In the LuGre model, the stiffness coefficient σ0 and damping coefficient σ1 are often correlated: a high σ0 with low σ1 can produce a similar force response as a low σ0 with high σ1. This makes parameter identification non-unique. Mitigation: fix one parameter based on physical measurements (e.g., estimate σ0 from static stiffness tests) and fit the remaining parameters. Alternatively, use a multi-step fitting procedure: first fit σ0 and σ2 to steady-state data, then fit σ1 and vs to transient data.

Pitfall 2: Numerical Stiffness and Solver Instability

The hysteresis model's differential equation can become stiff when the sliding velocity is high, leading to oscillatory or divergent solutions if the solver time step is too large. Mitigation: use an implicit ODE solver (e.g., ode15s in MATLAB) for offline simulations, or reduce the fixed-step size to 0.05 ms for real-time applications. Add an anti-windup mechanism to prevent the bristle deflection state from growing unbounded during prolonged sliding.

Pitfall 3: Ignoring Thermal Effects

Tire hysteresis parameters change significantly with temperature. A model tuned at 20°C may overestimate damping at 80°C. Mitigation: include a simple thermal model that updates parameters based on estimated tire temperature. The temperature can be approximated from power dissipated (area of hysteresis loop) and thermal capacitance. For high-fidelity motorsport applications, this is critical.

Pitfall 4: Overfitting to Specific Maneuvers

Fitting parameters to a single transient event (e.g., a step steer) may produce a model that performs well for that event but poorly for other maneuvers. Mitigation: use a diverse set of test data covering different slip amplitudes, frequencies, and loads. Validate against at least three distinct transient scenarios before accepting the model.

Pitfall 5: Misinterpreting Relaxation Length

Relaxation length is often assumed constant, but it varies with slip and load. Using a fixed value can cause errors in both low-slip and high-slip regimes. Mitigation: implement a load- and slip-dependent relaxation length using a lookup table derived from test data. Many tire manufacturers provide relaxation length data in their tire property files.

7. Decision Checklist and Mini-FAQ

To help Quasarzx readers choose the right hysteresis modeling approach and avoid common mistakes, this section provides a structured decision checklist and answers to frequently asked questions.

Decision Checklist for Selecting a Hysteresis Model

• Application type: For real-time hardware-in-the-loop (HIL) testing, choose the Dahl model or a first-order lag due to low computational cost. For offline vehicle dynamics development, the LuGre model is preferred.
• Data availability: If you have access to tire test rig data with transient inputs, use the LuGre model. If you only have steady-state data, the transient brush model with relaxation length is more practical.
• Parameterization effort: The Dahl model requires only two parameters (stiffness and damping), making it quick to tune. The LuGre model requires four or more parameters, demanding more rigorous fitting.
• Accuracy requirements: For ride comfort studies where low-frequency hysteresis dominates, the Dahl model may suffice. For handling and stability control, the LuGre model's ability to capture pre-sliding displacement is essential.
• Simulation environment: In Simulink, custom models are straightforward. In Adams, use the user subroutine interface. For CarSim, consider the built-in transient option only for early-stage work.

Mini-FAQ

Q: Can I use the Magic Formula with a first-order lag to approximate hysteresis? A: Yes, but only for small slip variations. The Magic Formula is a steady-state model; adding a simple lag does not capture the load-dependent relaxation length or the energy dissipation from viscoelasticity. For high-fidelity work, a dedicated hysteresis model is recommended.
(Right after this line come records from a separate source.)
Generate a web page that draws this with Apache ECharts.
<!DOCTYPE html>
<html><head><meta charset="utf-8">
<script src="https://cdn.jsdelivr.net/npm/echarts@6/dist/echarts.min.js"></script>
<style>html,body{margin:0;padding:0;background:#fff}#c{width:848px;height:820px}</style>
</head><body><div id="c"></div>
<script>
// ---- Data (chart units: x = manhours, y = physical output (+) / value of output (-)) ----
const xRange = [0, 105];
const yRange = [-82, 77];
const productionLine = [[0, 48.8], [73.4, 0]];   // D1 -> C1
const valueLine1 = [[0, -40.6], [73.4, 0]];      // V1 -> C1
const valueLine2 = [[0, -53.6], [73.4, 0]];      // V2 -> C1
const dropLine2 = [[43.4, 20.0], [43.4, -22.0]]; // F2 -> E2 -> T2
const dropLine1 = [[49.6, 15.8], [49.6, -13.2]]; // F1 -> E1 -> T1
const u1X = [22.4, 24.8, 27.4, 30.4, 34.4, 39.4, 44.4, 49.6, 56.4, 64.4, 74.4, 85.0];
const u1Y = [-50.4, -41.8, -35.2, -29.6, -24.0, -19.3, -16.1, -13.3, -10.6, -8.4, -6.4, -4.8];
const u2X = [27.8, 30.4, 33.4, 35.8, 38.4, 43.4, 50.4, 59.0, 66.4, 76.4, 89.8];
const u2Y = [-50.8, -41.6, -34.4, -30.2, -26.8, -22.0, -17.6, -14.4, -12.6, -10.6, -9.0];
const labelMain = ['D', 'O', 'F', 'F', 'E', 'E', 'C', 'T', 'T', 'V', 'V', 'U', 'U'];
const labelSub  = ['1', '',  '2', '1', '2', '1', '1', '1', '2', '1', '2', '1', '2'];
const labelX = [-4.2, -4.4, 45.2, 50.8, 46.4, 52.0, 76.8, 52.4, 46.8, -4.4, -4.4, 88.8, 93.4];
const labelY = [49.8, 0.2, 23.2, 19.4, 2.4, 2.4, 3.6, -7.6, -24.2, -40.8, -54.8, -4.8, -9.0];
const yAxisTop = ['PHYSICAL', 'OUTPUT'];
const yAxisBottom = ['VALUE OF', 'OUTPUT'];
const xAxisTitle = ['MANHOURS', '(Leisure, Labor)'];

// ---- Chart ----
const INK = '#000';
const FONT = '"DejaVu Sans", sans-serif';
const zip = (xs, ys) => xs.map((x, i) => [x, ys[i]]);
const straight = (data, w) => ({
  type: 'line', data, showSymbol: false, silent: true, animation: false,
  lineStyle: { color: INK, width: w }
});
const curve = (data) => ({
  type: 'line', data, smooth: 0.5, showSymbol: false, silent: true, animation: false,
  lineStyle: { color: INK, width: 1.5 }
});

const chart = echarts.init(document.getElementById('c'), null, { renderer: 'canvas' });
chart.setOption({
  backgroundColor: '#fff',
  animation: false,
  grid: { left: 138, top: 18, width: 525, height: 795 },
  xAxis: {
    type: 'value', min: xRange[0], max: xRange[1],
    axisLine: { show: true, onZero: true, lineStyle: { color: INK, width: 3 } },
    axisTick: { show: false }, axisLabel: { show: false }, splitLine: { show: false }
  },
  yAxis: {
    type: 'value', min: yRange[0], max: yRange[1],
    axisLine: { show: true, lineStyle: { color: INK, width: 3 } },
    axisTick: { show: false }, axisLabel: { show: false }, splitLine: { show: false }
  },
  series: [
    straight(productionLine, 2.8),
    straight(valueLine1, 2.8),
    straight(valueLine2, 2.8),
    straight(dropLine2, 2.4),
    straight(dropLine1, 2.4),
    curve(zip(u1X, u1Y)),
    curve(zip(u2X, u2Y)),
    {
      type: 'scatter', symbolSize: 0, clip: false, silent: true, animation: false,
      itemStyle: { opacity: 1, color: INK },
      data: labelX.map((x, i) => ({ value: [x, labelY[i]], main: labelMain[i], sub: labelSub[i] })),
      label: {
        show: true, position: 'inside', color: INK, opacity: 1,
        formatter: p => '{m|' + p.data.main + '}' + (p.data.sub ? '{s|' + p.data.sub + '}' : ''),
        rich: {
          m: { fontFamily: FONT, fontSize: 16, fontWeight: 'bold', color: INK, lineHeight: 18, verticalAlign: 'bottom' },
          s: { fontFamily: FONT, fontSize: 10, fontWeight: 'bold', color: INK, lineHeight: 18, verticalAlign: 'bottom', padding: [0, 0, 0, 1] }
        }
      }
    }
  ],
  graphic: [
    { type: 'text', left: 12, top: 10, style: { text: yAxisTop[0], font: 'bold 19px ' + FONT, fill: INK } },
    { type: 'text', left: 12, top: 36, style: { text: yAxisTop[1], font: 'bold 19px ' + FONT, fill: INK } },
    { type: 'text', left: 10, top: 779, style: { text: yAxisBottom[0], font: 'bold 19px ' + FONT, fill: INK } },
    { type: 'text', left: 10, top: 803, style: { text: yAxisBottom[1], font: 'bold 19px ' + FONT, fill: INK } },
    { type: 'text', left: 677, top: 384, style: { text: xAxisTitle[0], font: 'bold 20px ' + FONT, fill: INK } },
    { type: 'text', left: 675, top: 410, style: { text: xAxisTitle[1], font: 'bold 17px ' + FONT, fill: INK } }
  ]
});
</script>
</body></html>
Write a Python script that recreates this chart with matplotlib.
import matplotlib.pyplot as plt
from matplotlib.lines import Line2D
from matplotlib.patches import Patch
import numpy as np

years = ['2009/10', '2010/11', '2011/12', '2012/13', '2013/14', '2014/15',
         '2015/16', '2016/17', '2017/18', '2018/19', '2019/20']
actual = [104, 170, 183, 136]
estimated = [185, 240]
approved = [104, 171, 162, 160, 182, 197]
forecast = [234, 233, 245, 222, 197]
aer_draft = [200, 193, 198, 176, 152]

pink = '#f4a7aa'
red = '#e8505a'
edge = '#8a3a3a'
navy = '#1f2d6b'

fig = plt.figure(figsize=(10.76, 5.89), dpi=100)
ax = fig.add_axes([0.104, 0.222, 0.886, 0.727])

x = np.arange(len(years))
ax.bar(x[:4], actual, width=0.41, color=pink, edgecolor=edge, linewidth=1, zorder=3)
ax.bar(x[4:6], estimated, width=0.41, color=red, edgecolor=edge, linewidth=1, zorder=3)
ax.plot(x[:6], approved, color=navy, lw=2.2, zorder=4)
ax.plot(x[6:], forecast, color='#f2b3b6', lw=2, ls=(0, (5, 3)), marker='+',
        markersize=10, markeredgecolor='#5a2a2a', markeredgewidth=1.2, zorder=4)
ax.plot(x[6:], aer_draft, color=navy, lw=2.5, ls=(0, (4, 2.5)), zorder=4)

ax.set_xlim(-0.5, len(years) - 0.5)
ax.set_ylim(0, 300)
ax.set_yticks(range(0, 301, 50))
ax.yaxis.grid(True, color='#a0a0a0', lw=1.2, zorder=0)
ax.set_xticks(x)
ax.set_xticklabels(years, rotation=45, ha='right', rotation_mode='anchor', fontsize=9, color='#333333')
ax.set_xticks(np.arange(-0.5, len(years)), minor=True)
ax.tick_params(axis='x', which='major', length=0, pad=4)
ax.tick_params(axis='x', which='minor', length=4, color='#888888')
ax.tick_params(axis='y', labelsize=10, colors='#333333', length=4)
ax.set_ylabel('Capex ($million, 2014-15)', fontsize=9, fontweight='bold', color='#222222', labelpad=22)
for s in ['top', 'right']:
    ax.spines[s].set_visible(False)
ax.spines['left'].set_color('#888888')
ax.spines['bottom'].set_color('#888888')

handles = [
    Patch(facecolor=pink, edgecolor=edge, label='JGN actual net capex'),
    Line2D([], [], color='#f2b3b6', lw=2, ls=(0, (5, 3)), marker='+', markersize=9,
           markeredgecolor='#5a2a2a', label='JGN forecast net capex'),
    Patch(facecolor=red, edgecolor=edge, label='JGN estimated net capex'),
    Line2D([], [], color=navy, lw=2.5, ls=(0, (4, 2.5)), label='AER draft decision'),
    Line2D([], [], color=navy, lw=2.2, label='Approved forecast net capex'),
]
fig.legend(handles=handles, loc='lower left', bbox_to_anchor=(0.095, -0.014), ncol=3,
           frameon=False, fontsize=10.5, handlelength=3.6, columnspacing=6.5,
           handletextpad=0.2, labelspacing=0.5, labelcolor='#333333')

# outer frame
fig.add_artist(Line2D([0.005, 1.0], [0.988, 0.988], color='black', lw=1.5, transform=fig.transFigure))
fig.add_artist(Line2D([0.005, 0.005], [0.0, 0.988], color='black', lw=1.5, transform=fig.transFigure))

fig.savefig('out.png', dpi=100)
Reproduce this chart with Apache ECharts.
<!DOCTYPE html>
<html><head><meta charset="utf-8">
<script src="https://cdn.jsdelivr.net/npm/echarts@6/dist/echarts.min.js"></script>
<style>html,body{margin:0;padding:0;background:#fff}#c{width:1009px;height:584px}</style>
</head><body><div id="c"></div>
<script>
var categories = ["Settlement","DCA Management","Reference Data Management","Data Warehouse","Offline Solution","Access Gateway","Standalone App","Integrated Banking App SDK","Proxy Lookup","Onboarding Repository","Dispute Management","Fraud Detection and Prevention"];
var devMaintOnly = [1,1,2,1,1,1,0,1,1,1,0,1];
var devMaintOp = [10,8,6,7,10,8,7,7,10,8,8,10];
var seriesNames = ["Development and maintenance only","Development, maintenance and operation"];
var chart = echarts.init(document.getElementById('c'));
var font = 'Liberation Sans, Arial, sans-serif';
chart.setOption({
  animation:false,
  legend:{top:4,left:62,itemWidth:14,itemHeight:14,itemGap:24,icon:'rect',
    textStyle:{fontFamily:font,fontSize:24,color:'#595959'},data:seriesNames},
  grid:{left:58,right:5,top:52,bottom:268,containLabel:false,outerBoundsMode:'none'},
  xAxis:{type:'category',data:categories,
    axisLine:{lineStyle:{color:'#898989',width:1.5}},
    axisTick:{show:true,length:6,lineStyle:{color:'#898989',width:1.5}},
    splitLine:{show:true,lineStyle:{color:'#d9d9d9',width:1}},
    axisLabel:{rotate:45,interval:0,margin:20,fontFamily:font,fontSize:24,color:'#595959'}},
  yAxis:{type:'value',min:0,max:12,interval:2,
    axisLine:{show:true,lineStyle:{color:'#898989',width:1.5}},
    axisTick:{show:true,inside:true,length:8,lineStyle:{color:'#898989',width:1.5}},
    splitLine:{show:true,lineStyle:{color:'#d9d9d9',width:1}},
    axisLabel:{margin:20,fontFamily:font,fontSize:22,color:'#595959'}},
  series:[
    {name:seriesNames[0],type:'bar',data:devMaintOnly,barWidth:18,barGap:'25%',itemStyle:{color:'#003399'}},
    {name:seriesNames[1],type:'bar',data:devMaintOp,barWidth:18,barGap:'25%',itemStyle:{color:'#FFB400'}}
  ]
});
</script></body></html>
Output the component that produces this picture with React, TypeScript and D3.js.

Q: How do I experimentally measure hysteresis parameters? A: Conduct a step input test on a tire test rig: apply a step change in slip angle or longitudinal slip while recording the force response. Fit the model to the force time history. Also perform a sinusoidal sweep to capture the frequency-dependent damping.

Q: Is hysteresis modeling necessary for autonomous vehicle simulation? A: Increasingly yes. Autonomous vehicle controllers rely on accurate predictions of vehicle response during emergency maneuvers. Hysteresis introduces delays that can affect the controller's stability margin. Ignoring it may lead to controllers that work in simulation but fail on the road.

8. Synthesis and Next Actions

Contact patch hysteresis is not a second-order effect—it is a fundamental aspect of tire transient behavior that can make or break the fidelity of your multi-body vehicle dynamics simulation. By adopting a physics-based model like LuGre, Dahl, or transient brush with relaxation length, you can capture the force lag and energy dissipation that standard models miss. The key is to match the model complexity to your application's accuracy needs and data availability.

Next Steps for Quasarzx Readers

Start by auditing your current tire model: does it reproduce the measured phase lag during step steer maneuvers? If not, implement a simple Dahl model as a first iteration and validate against a single test case. Once you see the improvement in transient response, consider upgrading to the LuGre model and invest in parameter identification from test data. Build a parameter database and automation scripts to scale across multiple tire types.

For those involved in autonomous vehicle development, prioritize hysteresis modeling for the front tires, as they dominate the vehicle's yaw response during emergency lane changes. For motorsport applications, model all four tires with load-dependent parameters to capture balance shifts during cornering.

Finally, share your findings with the community—whether through forums or internal documentation. The collective understanding of hysteresis modeling advances faster when practitioners exchange calibration strategies and validation results. The path to high-fidelity simulation is iterative, but each improvement brings your virtual vehicle closer to the real one.